John R. Cooney, Charles A. Armgardt, Modrall, Sperling, Roehl, Harris & Sisk, P.A., Albuquerque, NM, Jeffrey Barist, Milbank, Tweed, Hadley, & McCloy LLP, New York, NY, Michael D. Nolan, Andrew M. Leblanc, Milbank, Tweed, Hadley, & McCloy LLP, Washington, DC, for Appellees. Deutsche Bank, AG and Deutsche Morgan Grenfell, Inc.

William L. Lutz, David P. Lutz, Martin, Lutz, Roggow, Hosford & Eubanks, P.C., Las Cruces, NM, for Appellees Suncor Energy Inc. and Syncrude Canada Ltd.

Robin A. Goble, Gary L. Gordon, Miller Stratvert P.A., Albuquerque, NM, for Appellee Exxon-Mobil Corporation.

OPINION

PICKARD, Judge.

{1} In this case, we examine the pleading requirements for asserting the discovery rule in response to a motion to dismiss on the ground that a claim is time barred. We hold that a plaintiff must respond to such a motion with general factual allegations that, if proved, would successfully defeat the statute of limitations defense. We also examine whether a stay entered in this case tolled the statutes of limitations and whether the appellant is entitled to invoke the equitable tolling rule applicable to class action plaintiffs. Because neither of these latter theories tolled the statutes of limitations, and because the appellant failed to adequately plead the discovery rule, we affirm the district court's grant of all Defendants' motions to dismiss.

BACKGROUND

{2} This case originated as a class action lawsuit, brought by shareholders of the Solv-Ex Corporation against the corporation, John Rendall (the founder and CEO of Solv-Ex), Appellant W. Jack Butler (Solv-Ex's president), and Deutsche Morgan Grenfell (DMG, a company that had helped to finance the corporation). Solv-Ex had plans to build plants to extract oil from tar sands in northern Canada. Solv-Ex claimed that it was developing new technology that would add billions of barrels of recoverable oil to the world reserves and would allow extraction in a manner more environmentally sound than traditional methods. In the mid-1990s, Solv-Ex stock plummeted, and in 1997, the company declared bankruptcy.

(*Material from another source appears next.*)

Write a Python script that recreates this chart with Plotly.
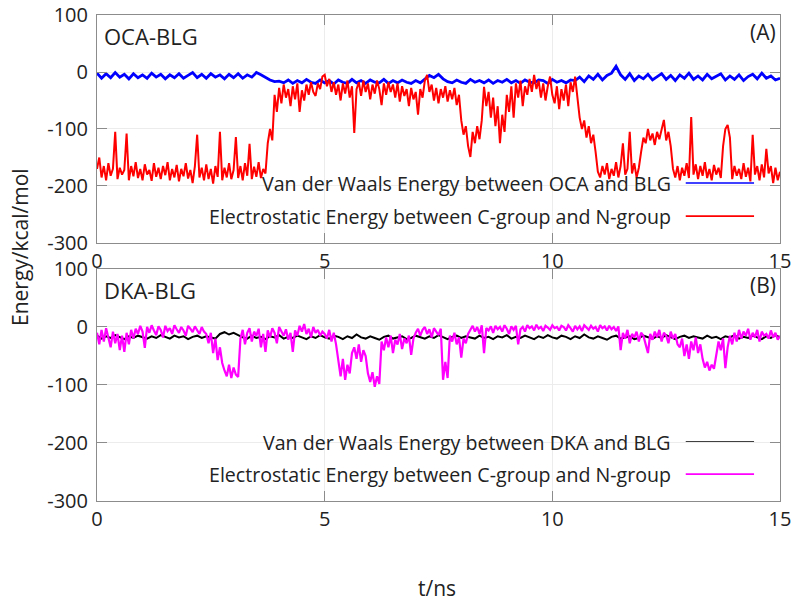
import numpy as np
import plotly.graph_objects as go
from plotly.subplots import make_subplots

# ---------------- data ----------------
T_START, T_END = 0.0, 15.0

# Panel A : OCA-BLG, electrostatic energy (C-group / N-group), ~0.05 ns spacing
oca_elec = [
    -170, -150, -185, -165, -190, -160, -182, -170, -105, -188, -168, -180,
    -172, -108, -190, -165, -183, -158, -186, -170, -190, -162, -180, -172,
    -191, -160, -184, -168, -188, -165, -181, -158, -190, -170, -185, -163,
    -192, -170, -183, -160, -187, -172, -195, -165, -110, -185, -168, -190,
    -162, -188, -170, -196, -165, -184, -105, -190, -168, -185, -160, -188,
    -172, -114, -186, -165, -190, -160, -182, -126, -188, -166, -184, -158,
    -186, -170, -178, -125, -100, -120, -40, -70, -28, -55, -22, -45,
    -30, -60, -25, -48, -20, -70, -32, -50, -22, -40, -18, -35,
    -42, -20, -30, -8, -5, -25, -12, -35, -18, -40, -22, -50,
    -20, -38, -15, -45, -25, -107, -30, -18, -42, -15, -35, -20,
    -48, -22, -38, -15, -30, -58, -20, -40, -18, -35, -22, -45,
    -20, -52, -25, -42, -30, -60, -28, -48, -35, -75, -30, -45,
    -15, -5, -35, -22, -50, -28, -55, -30, -45, -25, -52, -32,
    -48, -28, -58, -40, -85, -110, -95, -130, -149, -105, -125, -95,
    -118, -85, -26, -60, -35, -80, -45, -95, -60, -125, -75, -105,
    -40, -70, -25, -80, -20, -45, -15, -60, -25, -40, -12, -35,
    -5, -30, -15, -45, -20, -50, -25, -8, -40, -55, -25, -65,
    -30, -50, -22, -60, -18, -35, -8, -40, -80, -100, -85, -115,
    -95, -125, -110, -140, -175, -185, -165, -180, -160, -188, -170, -182,
    -158, -185, -165, -125, -180, -170, -105, -178, -160, -185, -168, -140,
    -115, -125, -100, -120, -108, -128, -105, -118, -98, -84, -120, -105,
    -130, -170, -185, -165, -190, -168, -182, -160, -186, -79, -180, -162,
    -188, -165, -182, -158, -186, -170, -190, -163, -180, -168, -186, -130,
    -100, -93, -115, -188, -165, -182, -170, -188, -160, -184, -168, -192,
    -110, -180, -165, -190, -162, -185, -135, -178, -165, -195, -168, -190,
    -175,
]

# Panel A : OCA-BLG, van der Waals energy, ~0.1 ns spacing
oca_vdw = [
    -2, -11, -3, -10, -1, -9, -4, -12, -3, -10, -5, -11, -2, -9, -4, -12,
    -5, -10, -3, -11, -6, -1, -10, -4, -11, -3, -9, -5, -12, -4, -10, -3,
    -11, -5, -9, -1,
    -5, -10, -14, -17, -16,
    -19, -14, -20, -15, -19, -13, -18, -20, -14, -19, -15, -21, -14, -18,
    -20, -13, -19, -15, -20, -14, -18, -19, -13, -20, -15, -19, -14, -18,
    -20, -15, -19,
    -12, -6, -10, -4, -12,
    -17, -19, -14, -18, -20, -13, -18, -15, -19, -14, -20, -15, -18, -13,
    -19, -15, -20, -14, -18, -19, -14, -15, -20, -13, -18, -15, -19, -14,
    -15, -9, -17, -7, -13, -4, -14, -6, -2, 10, -5, -13, -3, -15, -7,
    -12, -4, -14, -8, -3, -13, -6, -15, -5, -11, -2, -13, -7, -14, -4,
    -12, -8, -3, -14, -7, -13, -5, -15, -8, -4, -12, -2, -11, -7, -14, -11,
]

# Panel B : DKA-BLG, electrostatic energy, ~0.05 ns spacing
dka_elec = [
    -10, -30, -5, -25, -2, -20, -35, -8, -28, -12, -40,
    -15, -43, -10, -30, -5, -20,
    -3, -12, 2, -8, -36, 0, -10, 3, -6, -14, 1, -5, -18, 2, -7, -2,
    -12, 3, -4, -10, 0, -6, -15, 2, -3, -9, 1, -5, -12, 0, -8,
    -12, -28, -10, -45, -20, -57, -35,
    -62, -75, -85, -65, -88, -70, -82, -86,
    -20, -5, -30, -10, -2, -25, -8, -15, -3, -35, -12, -43, -6, -18, -2,
    -10, -28, 0, -8, -15, -4, -22, -10, -43, -6, -15, 2, -8, 5, -12, -3,
    -18, 0, -10, -5, -15, -8,
    -12, -20, -5, -25, -10, -30,
    -60, -85, -55, -91, -65, -80, -45,
    -35, -55, -30, -60, -40, -50,
    -80, -95, -78, -103, -85, -98,
    -25, -40, -18, -35, -15, -45, -22, -30, -12, -38, -20, -28, -15, -48, -20,
    -10, -3, -15, -5, 0, -12, -4, -18, -2, -8, -14, -3,
    -91, -60, -88,
    -15, -25, -10, -30, -18, -53, -20, -28, -12,
    -5, 2, -8, 0, -12, 3, -45, -2, -6, 1, -10, 2, -4, 0, -8, 3, -3, -12,
    1, -5, 2, -30, -4, 0, -8, 3, -2, 1, -6, 4, -3, 0, -7, 2, -1, -5, 3,
    -2, 0, -6, 2,
    0, -6, 3, -2, -8, 2, -4, 1, -7, 3, -1, -5, 2, -3, 0, -8, 3, -2, 1,
    -6, 2, -4, 0, -7, 1,
    -40, -10, -20, -5, -28, -12, -18, -8, -25, -10, -15, -30, -45, -12,
    -22, -8, -18, -5, -25, -10, -15, -28, -8, -20, -12, -30,
    -35, -20, -50, -30, -55, -25, -40, -18, -45, -30,
    -55, -70, -60, -75, -65, -72, -50,
    -25, -40, -20, -71, -35, -15, -30,
    -10, -25, -5, -20, -8, -15, -3, -22, -10, -18, -5, -25, -8, -15, -12,
    -20, -6, -18, -10, -22, -15,
]

# Panel B : DKA-BLG, van der Waals energy, ~0.1 ns spacing
dka_vdw = [
    -15, -20, -16, -19, -14, -18, -21, -16, -19, -15, -18, -20, -16, -19,
    -14, -17, -20, -15, -18, -16, -21, -17, -15, -19, -16, -18, -20,
    -12, -9, -13, -10, -14,
    -18, -20, -15, -19, -17, -21, -16, -18, -14, -20,
    -17, -19, -15, -18, -21, -16, -19, -14, -18, -20,
    -15, -17, -21, -16, -19, -13, -18, -20, -16, -19,
    -22, -17, -15, -20, -18, -16, -21, -19, -15, -18,
    -20, -16, -19, -14, -18, -21, -17, -15, -19, -16,
    -18, -20, -15, -19, -17, -21, -16, -18, -14, -20,
    -17, -19, -15, -18, -21, -16, -19, -14, -18, -20,
    -15, -17, -21, -16, -19, -13, -18, -20, -16, -19,
    -22, -17, -15, -20, -18, -16, -21, -19, -15, -18,
    -20, -16, -19, -14, -18, -21, -17, -15, -19, -16,
    -18, -20, -15, -19, -17, -21, -16, -18, -14, -20,
    -17, -19, -15, -18, -21, -16, -19, -14, -18,
]

x_ticks = [0, 5, 10, 15]
y_ticks = [100, 0, -100, -200, -300]

legend_a = ["Van der Waals Energy between OCA and BLG",
            "Electrostatic Energy between C-group and N-group"]
legend_b = ["Van der Waals Energy between DKA and BLG",
            "Electrostatic Energy between C-group and N-group"]
panel_labels = ["OCA-BLG", "DKA-BLG"]
panel_tags = ["(A)", "(B)"]
y_title = "Energy/kcal/mol"
x_title = "t/ns"

colors_a = ["#0000ff", "#ff0000"]
colors_b = ["#000000", "#ff00ff"]


def tgrid(vals):
    return np.linspace(T_START, T_END, len(vals))


# ---------------- figure ----------------
FONT = "Open Sans"
TXT = "#222222"
AX = "#8c8c8c"

fig = make_subplots(rows=2, cols=1, vertical_spacing=0.0)

fig.add_trace(go.Scatter(x=tgrid(oca_vdw), y=oca_vdw, mode="lines",
                         line=dict(color=colors_a[0], width=2.8),
                         name=legend_a[0], showlegend=False), row=1, col=1)
fig.add_trace(go.Scatter(x=tgrid(oca_elec), y=oca_elec, mode="lines",
                         line=dict(color=colors_a[1], width=2),
                         name=legend_a[1], showlegend=False), row=1, col=1)
fig.add_trace(go.Scatter(x=tgrid(dka_vdw), y=dka_vdw, mode="lines",
                         line=dict(color=colors_b[0], width=2),
                         name=legend_b[0], showlegend=False), row=2, col=1)
fig.add_trace(go.Scatter(x=tgrid(dka_elec), y=dka_elec, mode="lines",
                         line=dict(color=colors_b[1], width=2.2),
                         name=legend_b[1], showlegend=False), row=2, col=1)

axis_common = dict(showline=True, linecolor=AX, linewidth=1, mirror="ticks",
                   ticks="inside", ticklen=10, tickcolor=AX, tickwidth=1,
                   showgrid=True, gridcolor="#ececec", gridwidth=1,
                   zeroline=False, automargin=False,
                   tickfont=dict(family=FONT, size=20, color=TXT))

fig.update_xaxes(range=[T_START, T_END], tickvals=x_ticks,
                 ticktext=[str(v) for v in x_ticks], **axis_common)
fig.update_yaxes(range=[y_ticks[-1], y_ticks[0]], tickvals=y_ticks,
                 ticktext=[str(v) for v in y_ticks], ticklabelstandoff=4,
                 **axis_common)

fig.update_layout(
    width=800, height=605,
    margin=dict(l=97, r=20, t=15, b=104),
    paper_bgcolor="white", plot_bgcolor="white",
    showlegend=False,
    font=dict(family=FONT, color=TXT),
)
fig.layout.yaxis.domain = [0.5309, 1.0]
fig.layout.yaxis2.domain = [0.0, 0.4774]

# legend-like keys (text right aligned, sample line to the right), as in gnuplot
leg_rows = [(0.263, 0.118), (0.254, 0.116)]
for k, (labels, cols) in enumerate([(legend_a, colors_a), (legend_b, colors_b)]):
    xr = "x domain" if k == 0 else "x2 domain"
    yr = "y domain" if k == 0 else "y2 domain"
    for j in range(2):
        yy = leg_rows[k][j]
        fig.add_annotation(xref=xr, yref=yr, x=0.843, y=yy, text=labels[j],
                           showarrow=False, xanchor="right", yanchor="middle",
                           font=dict(family=FONT, size=19.6, color=TXT))
        fig.add_shape(type="line", xref=xr, yref=yr, x0=0.862, x1=0.962,
                      y0=yy, y1=yy, line=dict(color=cols[j], width=1.6),
                      layer="below")
    fig.add_annotation(xref=xr, yref=yr, x=0.008, y=0.91 if k == 0 else 0.908,
                       text=panel_labels[k], showarrow=False, xanchor="left",
                       yanchor="middle", font=dict(family=FONT, size=22, color=TXT))
    fig.add_annotation(xref=xr, yref=yr, x=0.997, y=0.925 if k == 0 else 0.93,
                       text=panel_tags[k], showarrow=False, xanchor="right",
                       yanchor="middle", font=dict(family=FONT, size=21, color=TXT))

fig.add_annotation(xref="paper", yref="paper", x=-0.1127, y=0.5226,
                   text=y_title, textangle=-90, showarrow=False,
                   xanchor="center", yanchor="middle",
                   font=dict(family=FONT, size=21, color=TXT))
fig.add_annotation(xref="paper", yref="paper", x=0.498, y=-0.179,
                   text=x_title, showarrow=False, xanchor="center",
                   yanchor="middle", font=dict(family=FONT, size=21, color=TXT))

fig.write_html("out.html", config={"displayModeBar": False},
               post_script="document.body.style.margin='0';"
                           "document.body.style.overflow='hidden';")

{3} The class plaintiffs filed a complaint in 1996 and an amended complaint in 1997. Plaintiffs alleged fraud, misrepresentation, breach of fiduciary duty, and violations of state securities laws. In 2002, Rendall (a defendant in the class action and nonparty in this case) filed an answer to the class action complaint. Rendall included in his answer purported cross-claims, counterclaims, or third-party claims against DMG, as well as other entities who had not previously been party to the litigation. Those entities included Deutsche Bank (the parent corporation of DMG) and several oil companies, including Third-Party Defendants in this appeal, Exxon Mobil, Syncrude, and Suncor. (The Third-Party Defendants as well as DMG will hereinafter be referred to as Defendants.) Rendall claimed that the oil companies had conspired with the Deutsche Bank Defendants to destroy Solv-Ex.

{4} In 2003, Butler (a defendant in the class action and the appellant in this case) filed an answer with claims similar to Rendall's against Deutsche Bank, DMG, Exxon Mobil, Syncrude, and Suncor. Butler claimed that the technology being developed by Solv-Ex presented a threat to the oil companies, who had conspired with the Bank to pull financing from Solv-Ex, causing the company to fail.

{5} Butler's pleading asserted five causes of action: (1) market manipulation, (2) antitrust violations, (3) prima facie tort, (4) defamation, and (5) malicious abuse of process. The district court dismissed all of Butler's claims against all parties to this appeal. The court ruled that all of Butler's claims were time barred. The court also ruled that, as to some of the claims, Butler was not the real party in interest and had failed to state claims upon which relief could be granted. Finally, the court ruled that it lacked personal jurisdiction over Deutsche Bank, and it dismissed the Bank, Exxon, and Suncor and Syncrude as misjoined parties. Butler appeals all of these orders. Because we hold that all of Butler's claims are time barred, we do not address the other grounds on which the district court ruled.

STANDARD OF REVIEW

{6} We review a district court's grant of a motion to dismiss de novo, accepting as true all of the appellant's well-pleaded allegations. See Healthsource, Inc. v. X-Ray Assocs. of N.M., P.C., 2005-NMCA-097, ¶ 16, 138 N.M. 70, 116 P.3d 861 ("For purposes of a motion to dismiss, we accept all well-pleaded facts as true and question whether the plaintiff might prevail under any state of facts provable under the claim.").

DISCUSSION

{7} Butler argues that his claims were not time barred for three reasons: (1) the district court stayed the proceedings, thereby tolling the statutes of limitations; (2) the statutes were equitably tolled under the rule that mandates such tolling for putative class action plaintiffs during the period when a class is awaiting a certification decision; and (3) all the statutes are subject to the discovery rule, and Butler could not have discovered his claims until 2002, less than a year before he asserted them.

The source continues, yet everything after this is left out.